TASK DIRECTIONS –
Take the lines beginning with the one that contains "Generate a Python" and ending with the one that contains "ls=grey_dash, clip_on=False)", and set them down exactly. Omit all pictures.

DATA SUPPLIED –

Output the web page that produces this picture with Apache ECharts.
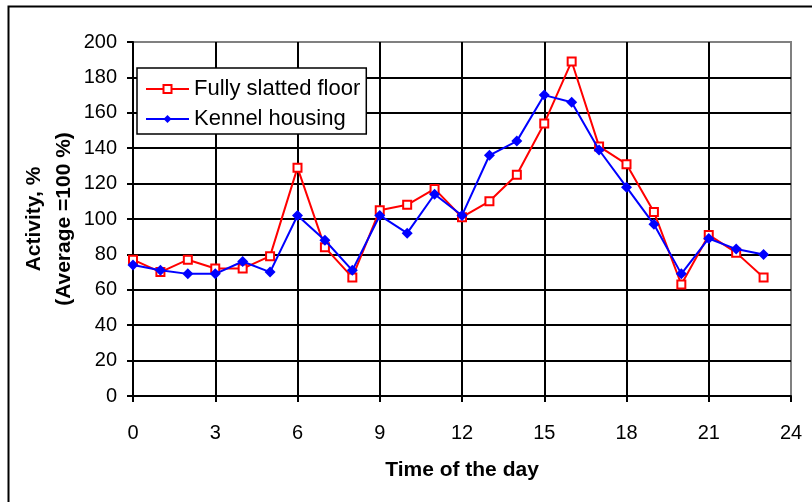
<!DOCTYPE html>
<html>
<head>
<meta charset="utf-8">
<script src="https://cdn.jsdelivr.net/npm/echarts@6/dist/echarts.min.js"></script>
<style>html,body{margin:0;padding:0;background:#fff}#c{width:812px;height:502px}</style>
</head>
<body>
<div id="c"></div>
<script>
var hours = [0,1,2,3,4,5,6,7,8,9,10,11,12,13,14,15,16,17,18,19,20,21,22,23];
var fullySlatted = [77,70,77,72,72,79,129,84,67,105,108,117,101,110,125,154,189,141,131,104,63,91,81,67];
var kennel = [74,71,69,69,76,70,102,88,71,102,92,114,102,136,144,170,166,139,118,97,69,89,83,80];
var seriesNames = ['Fully slatted floor', 'Kennel housing'];
var xTitle = 'Time of the day';
var yTitle = 'Activity, %\n(Average =100 %)';

function pairs(v){ return hours.map(function(h,i){ return [h, v[i]]; }); }

var FONT = '"Liberation Sans", Arial, sans-serif';
var chart = echarts.init(document.getElementById('c'), null, {renderer:'canvas'});
chart.setOption({
  animation:false,
  backgroundColor:'#fff',
  graphic:[{type:'rect', x:0, y:0, shape:{x:8.5, y:6.5, width:820, height:520}, style:{fill:'none', stroke:'#000', lineWidth:2}, z:-1}],
  grid:{left:133, right:21, top:42, bottom:106, show:true, borderColor:'#808080', borderWidth:2, backgroundColor:'transparent'},
  legend:{
    orient:'vertical', left:137, top:68,
    backgroundColor:'#fff', borderColor:'#000', borderWidth:1.5, borderRadius:0,
    padding:[10,6,4,8], itemGap:8, itemWidth:43, itemHeight:10,
    textStyle:{fontFamily:FONT, fontSize:22, color:'#000', lineHeight:22},
    data:seriesNames
  },
  xAxis:{
    type:'value', min:0, max:24, interval:3,
    name:xTitle, nameLocation:'middle', nameGap:64, nameMoveOverlap:false,
    nameTextStyle:{fontFamily:FONT, fontSize:21, fontWeight:'bold', color:'#000'},
    axisLine:{show:true, onZero:false, lineStyle:{color:'#000', width:2}},
    axisTick:{show:true, length:6, lineStyle:{color:'#000', width:2}},
    axisLabel:{margin:27, fontFamily:FONT, fontSize:20, color:'#000'},
    splitLine:{show:true, showMinLine:false, showMaxLine:false, lineStyle:{color:'#000', width:2}}
  },
  yAxis:{
    type:'value', min:0, max:200, interval:20,
    name:yTitle, nameLocation:'middle', nameGap:54, nameRotate:90, nameMoveOverlap:false,
    nameTextStyle:{fontFamily:FONT, fontSize:21, fontWeight:'bold', color:'#000', lineHeight:30},
    axisLine:{show:true, lineStyle:{color:'#000', width:2}},
    axisTick:{show:true, length:6, lineStyle:{color:'#000', width:2}},
    axisLabel:{margin:16, fontFamily:FONT, fontSize:20, color:'#000'},
    splitLine:{show:true, showMinLine:false, showMaxLine:false, lineStyle:{color:'#000', width:2}}
  },
  series:[
    {name:seriesNames[0], type:'line', data:pairs(fullySlatted), symbol:'emptyRect', symbolSize:8,
     lineStyle:{color:'#ff0000', width:2}, itemStyle:{color:'#ff0000', borderColor:'#ff0000', borderWidth:2}, z:3},
    {name:seriesNames[1], type:'line', data:pairs(kennel), symbol:'diamond', symbolSize:11,
     lineStyle:{color:'#0000ff', width:2}, itemStyle:{color:'#0000ff'}, z:4}
  ]
});
</script>
</body>
</html>
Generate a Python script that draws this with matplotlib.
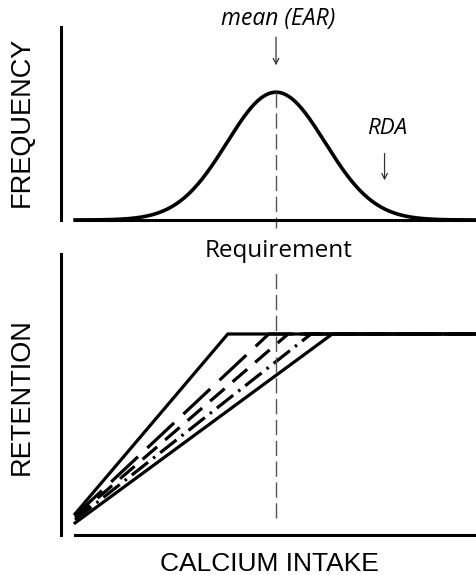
import numpy as np
import matplotlib.pyplot as plt

# requirement distribution (arbitrary intake units)
mean_ear = 5.0
sd_req = 1.22
rda = 7.7
x_max = 10.0

# retention vs intake: lines fan out from near the origin and bend
# onto the common plateau at a different intake
plateau = 1.0
starts = [0.105, 0.096, 0.087, 0.076, 0.06]
bends = [3.8, 4.82, 5.3, 5.87, 6.4]

line_styles = ['-', (0, (11.5, 4)), (0, (6, 3.3)), (0, (6.5, 2, 0.8, 2)), '-']
grey_dash = (0, (11, 4))

W, H = 477, 575
fig = plt.figure(figsize=(W / 100, H / 100), dpi=100)


def frac(px, py):
    return px / W, 1 - py / H


def clean(ax):
    ax.spines[['top', 'right']].set_visible(False)
    ax.spines['left'].set_linewidth(2.2)
    ax.spines['bottom'].set_linewidth(2.2)
    ax.spines['bottom'].set_bounds(0, x_max)
    ax.set_xticks([])
    ax.set_yticks([])
    ax.set_xlim(-0.35, x_max)


# --- top: distribution of requirements
ax1 = fig.add_axes([61 / W, 1 - 220 / H, 1 - 61 / W, 193 / H])
clean(ax1)
ax1.set_ylim(0, 1.51)

xs = np.linspace(0, x_max, 500)
freq = np.exp(-0.5 * ((xs - mean_ear) / sd_req) ** 2)
ax1.plot(xs, freq, color='black', lw=2.6, clip_on=False)
ax1.plot([mean_ear, mean_ear], [1.0, -0.06], color='#555555', lw=1.0,
         ls=grey_dash, clip_on=False)

ax1.annotate('', xy=(mean_ear, 1.21), xytext=(mean_ear, 1.43),
             arrowprops=dict(arrowstyle='->', lw=0.9, color='#333333',
                             shrinkA=0, shrinkB=0))
ax1.annotate('', xy=(rda, 0.31), xytext=(rda, 0.52),
             arrowprops=dict(arrowstyle='->', lw=0.9, color='#333333',
                             shrinkA=0, shrinkB=0))

# --- bottom: retention vs intake
ax2 = fig.add_axes([61 / W, 1 - 535 / H, 1 - 61 / W, 281 / H])
clean(ax2)
ax2.set_ylim(0, 1.398)

for y0, b, st in zip(starts, bends, line_styles):
    ax2.plot([0, b, x_max], [y0, plateau, plateau], color='black',
             lw=2.3, ls=st, solid_joinstyle='miter', clip_on=False)
ax2.plot([mean_ear, mean_ear], [0.085, 1.308], color='#555555', lw=1.0,
         ls=grey_dash)

# --- text
lab = dict(family='Liberation Sans', color='black')
fig.text(*frac(22, 122), 'FREQUENCY', rotation=90, ha='center', va='center',
         fontsize=19.5, **lab)
fig.text(*frac(22, 397), 'RETENTION', rotation=90, ha='center', va='center',
         fontsize=19.5, **lab)
fig.text(*frac(269, 564), 'CALCIUM INTAKE', ha='center', va='center',
         fontsize=19, **lab)
fig.text(*frac(279, 251), 'Requirement', ha='center', va='center',
         fontsize=17.5, family='Open Sans')
fig.text(*frac(278, 19), 'mean (EAR)', ha='center', va='center',
         fontsize=16.5, style='italic', family='Open Sans')
fig.text(*frac(387, 129), 'RDA', ha='center', va='center',
         fontsize=16, style='italic', family='Open Sans')

fig.savefig('out.png', dpi=100)
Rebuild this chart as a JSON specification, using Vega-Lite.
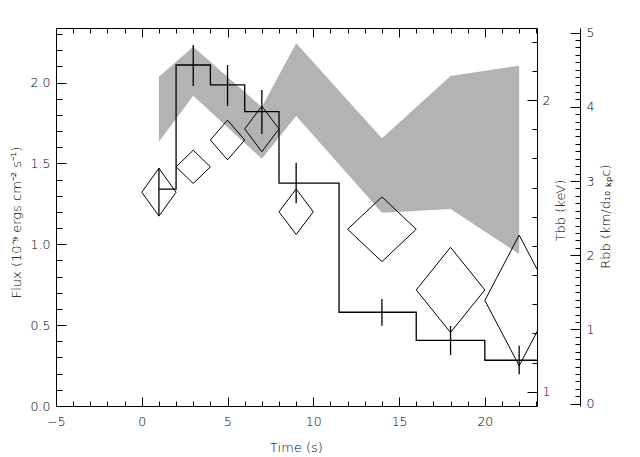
{
  "$schema": "https://vega.github.io/schema/vega-lite/v6.json",
  "width": 481,
  "height": 378,
  "autosize": {"type": "none"},
  "padding": {"left": 56, "top": 28, "right": 103, "bottom": 51},
  "background": "white",
  "config": {
    "view": {"stroke": null},
    "font": "DejaVu Sans",
    "axis": {
      "grid": false,
      "domainColor": "black",
      "tickColor": "black",
      "labelColor": "black",
      "titleColor": "black",
      "labelFont": "DejaVu Sans",
      "titleFont": "DejaVu Sans",
      "labelFontSize": 12.5,
      "titleFontSize": 13,
      "labelFontWeight": 300,
      "titleFontWeight": 300,
      "labelOverlap": false,
      "labelFlush": false,
      "labelBound": false,
      "domainWidth": 1,
      "tickWidth": 1
    }
  },
  "datasets": {
    "band": [
      {"t": 1, "Rlo": 3.530, "Rhi": 4.406},
      {"t": 3, "Rlo": 4.150, "Rhi": 4.810},
      {"t": 7, "Rlo": 3.299, "Rhi": 3.997},
      {"t": 9, "Rlo": 3.876, "Rhi": 4.856},
      {"t": 14, "Rlo": 2.573, "Rhi": 3.575},
      {"t": 18, "Rlo": 2.623, "Rhi": 4.415},
      {"t": 22, "Rlo": 2.016, "Rhi": 4.554}
    ],
    "diamonds": [
      {"t": 1, "tlo": 0, "thi": 2, "T": 1.684, "Tlo": 1.602, "Thi": 1.766},
      {"t": 3, "tlo": 2, "thi": 4, "T": 1.771, "Tlo": 1.714, "Thi": 1.828},
      {"t": 5, "tlo": 4, "thi": 6, "T": 1.863, "Tlo": 1.795, "Thi": 1.931},
      {"t": 7, "tlo": 6, "thi": 8, "T": 1.901, "Tlo": 1.823, "Thi": 1.979},
      {"t": 9, "tlo": 8, "thi": 10, "T": 1.617, "Tlo": 1.539, "Thi": 1.695},
      {"t": 14, "tlo": 12, "thi": 16, "T": 1.557, "Tlo": 1.446, "Thi": 1.668},
      {"t": 18, "tlo": 16, "thi": 20, "T": 1.349, "Tlo": 1.203, "Thi": 1.495},
      {"t": 22, "tlo": 20, "thi": 24, "T": 1.313, "Tlo": 1.089, "Thi": 1.537}
    ],
    "steps": [
      {"t": 1, "flux": 1.341},
      {"t": 2, "flux": 2.109},
      {"t": 4, "flux": 1.986},
      {"t": 6, "flux": 1.821},
      {"t": 8, "flux": 1.378},
      {"t": 11.5, "flux": 0.580},
      {"t": 16, "flux": 0.406},
      {"t": 20, "flux": 0.283},
      {"t": 24, "flux": 0.283}
    ],
    "errors": [
      {"t": 1, "flo": 1.182, "fhi": 1.472},
      {"t": 3, "flo": 1.980, "fhi": 2.233},
      {"t": 5, "flo": 1.856, "fhi": 2.109},
      {"t": 7, "flo": 1.683, "fhi": 1.955},
      {"t": 9, "flo": 1.254, "fhi": 1.505},
      {"t": 14, "flo": 0.497, "fhi": 0.662},
      {"t": 18, "flo": 0.315, "fhi": 0.495},
      {"t": 22, "flo": 0.196, "fhi": 0.373}
    ]
  },
  "layer": [
    {
      "data": {"name": "band"},
      "mark": {"type": "area", "color": "#b3b3b3", "opacity": 1, "clip": true},
      "encoding": {
        "x": {
          "field": "t", "type": "quantitative",
          "scale": {"domain": [-5, 23.04], "nice": false, "zero": false},
          "axis": {
            "orient": "bottom",
            "title": "Time (s)",
            "values": [-5,-4,-3,-2,-1,0,1,2,3,4,5,6,7,8,9,10,11,12,13,14,15,16,17,18,19,20,21,22,23],
            "format": "d",
            "labelExpr": "abs(datum.value/5 - round(datum.value/5)) < 1e-6 ? datum.label : ''",
            "tickSize": {"condition": {"test": "abs(datum.value/5 - round(datum.value/5)) < 1e-6", "value": -9}, "value": -5},
            "labelPadding": 18,
            "titleX": 240,
            "titleY": 41,
            "titleBaseline": "middle"
          }
        },
        "y": {
          "field": "Rlo", "type": "quantitative",
          "scale": {"domain": [-0.032, 5.062], "nice": false, "zero": false},
          "axis": {
            "orient": "right",
            "offset": 43,
            "title": "Rbb (km/d₁₀ ₖₚc)",
            "values": [0,0.1,0.2,0.3,0.4,0.5,0.6,0.7,0.8,0.9,1,1.1,1.2,1.3,1.4,1.5,1.6,1.7,1.8,1.9,2,2.1,2.2,2.3,2.4,2.5,2.6,2.7,2.8,2.9,3,3.1,3.2,3.3,3.4,3.5,3.6,3.7,3.8,3.9,4,4.1,4.2,4.3,4.4,4.5,4.6,4.7,4.8,4.9,5],
            "labelExpr": "abs(datum.value - round(datum.value)) < 1e-6 ? format(datum.value, 'd') : ''",
            "tickSize": {"condition": {"test": "abs(datum.value - round(datum.value)) < 1e-6", "value": -10}, "value": -5},
            "labelPadding": 16,
            "titleAngle": 270,
            "titleX": 25,
            "titleY": 188,
            "titleBaseline": "middle",
            "titleAlign": "center"
          }
        },
        "y2": {"field": "Rhi"}
      }
    },
    {
      "data": {"name": "diamonds"},
      "resolve": {"axis": {"x": "independent", "y": "independent"}},
      "layer": [
        {
          "mark": {"type": "rule", "color": "black", "strokeWidth": 1, "clip": true},
          "encoding": {
            "x": {"field": "tlo", "type": "quantitative", "axis": null},
            "x2": {"field": "t"},
            "y": {
              "field": "T", "type": "quantitative",
              "scale": {"domain": [0.951, 2.247], "nice": false, "zero": false},
              "axis": {
                "orient": "right",
                "title": "Tbb (keV)",
                "values": [1,1.1,1.2,1.3,1.4,1.5,1.6,1.7,1.8,1.9,2,2.1,2.2],
                "labelExpr": "abs(datum.value - round(datum.value)) < 1e-6 ? format(datum.value, 'd') : ''",
                "tickSize": {"condition": {"test": "abs(datum.value - round(datum.value)) < 1e-6", "value": -10}, "value": -5},
                "labelPadding": 15,
                "titleAngle": 270,
                "titleX": 23,
                "titleY": 182,
                "titleBaseline": "middle",
                "titleAlign": "center"
              }
            },
            "y2": {"field": "Thi"}
          }
        },
        {
          "mark": {"type": "rule", "color": "black", "strokeWidth": 1, "clip": true},
          "encoding": {
            "x": {"field": "t", "type": "quantitative", "axis": null},
            "x2": {"field": "thi"},
            "y": {"field": "Thi", "type": "quantitative", "axis": null},
            "y2": {"field": "T"}
          }
        },
        {
          "mark": {"type": "rule", "color": "black", "strokeWidth": 1, "clip": true},
          "encoding": {
            "x": {"field": "thi", "type": "quantitative", "axis": null},
            "x2": {"field": "t"},
            "y": {"field": "T", "type": "quantitative", "axis": null},
            "y2": {"field": "Tlo"}
          }
        },
        {
          "mark": {"type": "rule", "color": "black", "strokeWidth": 1, "clip": true},
          "encoding": {
            "x": {"field": "t", "type": "quantitative", "axis": null},
            "x2": {"field": "tlo"},
            "y": {"field": "Tlo", "type": "quantitative", "axis": null},
            "y2": {"field": "T"}
          }
        }
      ]
    },
    {
      "resolve": {"axis": {"x": "independent", "y": "independent"}},
      "layer": [
        {
          "data": {"name": "steps"},
          "mark": {"type": "line", "color": "black", "strokeWidth": 1.3, "interpolate": "step-after", "clip": true},
          "encoding": {
            "x": {
              "field": "t", "type": "quantitative",
              "axis": {
                "orient": "top",
                "title": null,
                "values": [-5,-4,-3,-2,-1,0,1,2,3,4,5,6,7,8,9,10,11,12,13,14,15,16,17,18,19,20,21,22,23],
                "labels": false,
                "tickSize": {"condition": {"test": "abs(datum.value/5 - round(datum.value/5)) < 1e-6", "value": -9}, "value": -5}
              }
            },
            "y": {
              "field": "flux", "type": "quantitative",
              "scale": {"domain": [0, 2.338], "nice": false, "zero": false},
              "axis": {
                "orient": "left",
                "title": "Flux (10⁻⁹ ergs cm⁻² s⁻¹)",
                "values": [0,0.1,0.2,0.3,0.4,0.5,0.6,0.7,0.8,0.9,1,1.1,1.2,1.3,1.4,1.5,1.6,1.7,1.8,1.9,2,2.1,2.2,2.3],
                "labelExpr": "abs(datum.value*2 - round(datum.value*2)) < 1e-6 ? format(datum.value, '.1f') : ''",
                "tickSize": {"condition": {"test": "abs(datum.value*2 - round(datum.value*2)) < 1e-6", "value": -10}, "value": -6},
                "labelPadding": 16,
                "titleAngle": 270,
                "titleX": -40,
                "titleY": 194,
                "titleBaseline": "middle",
                "titleAlign": "center"
              }
            }
          }
        },
        {
          "data": {"name": "errors"},
          "mark": {"type": "rule", "color": "black", "strokeWidth": 1.3, "clip": true},
          "encoding": {
            "x": {"field": "t", "type": "quantitative", "axis": null},
            "y": {"field": "flo", "type": "quantitative", "axis": null},
            "y2": {"field": "fhi"}
          }
        }
      ]
    }
  ],
  "resolve": {"scale": {"y": "independent"}, "axis": {"x": "independent", "y": "independent"}}
}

WRITTEN ANSWER –
Generate a Python script that draws this with matplotlib.
import numpy as np
import matplotlib.pyplot as plt

# requirement distribution (arbitrary intake units)
mean_ear = 5.0
sd_req = 1.22
rda = 7.7
x_max = 10.0

# retention vs intake: lines fan out from near the origin and bend
# onto the common plateau at a different intake
plateau = 1.0
starts = [0.105, 0.096, 0.087, 0.076, 0.06]
bends = [3.8, 4.82, 5.3, 5.87, 6.4]

line_styles = ['-', (0, (11.5, 4)), (0, (6, 3.3)), (0, (6.5, 2, 0.8, 2)), '-']
grey_dash = (0, (11, 4))

W, H = 477, 575
fig = plt.figure(figsize=(W / 100, H / 100), dpi=100)


def frac(px, py):
    return px / W, 1 - py / H


def clean(ax):
    ax.spines[['top', 'right']].set_visible(False)
    ax.spines['left'].set_linewidth(2.2)
    ax.spines['bottom'].set_linewidth(2.2)
    ax.spines['bottom'].set_bounds(0, x_max)
    ax.set_xticks([])
    ax.set_yticks([])
    ax.set_xlim(-0.35, x_max)


# --- top: distribution of requirements
ax1 = fig.add_axes([61 / W, 1 - 220 / H, 1 - 61 / W, 193 / H])
clean(ax1)
ax1.set_ylim(0, 1.51)

xs = np.linspace(0, x_max, 500)
freq = np.exp(-0.5 * ((xs - mean_ear) / sd_req) ** 2)
ax1.plot(xs, freq, color='black', lw=2.6, clip_on=False)
ax1.plot([mean_ear, mean_ear], [1.0, -0.06], color='#555555', lw=1.0,
         ls=grey_dash, clip_on=False)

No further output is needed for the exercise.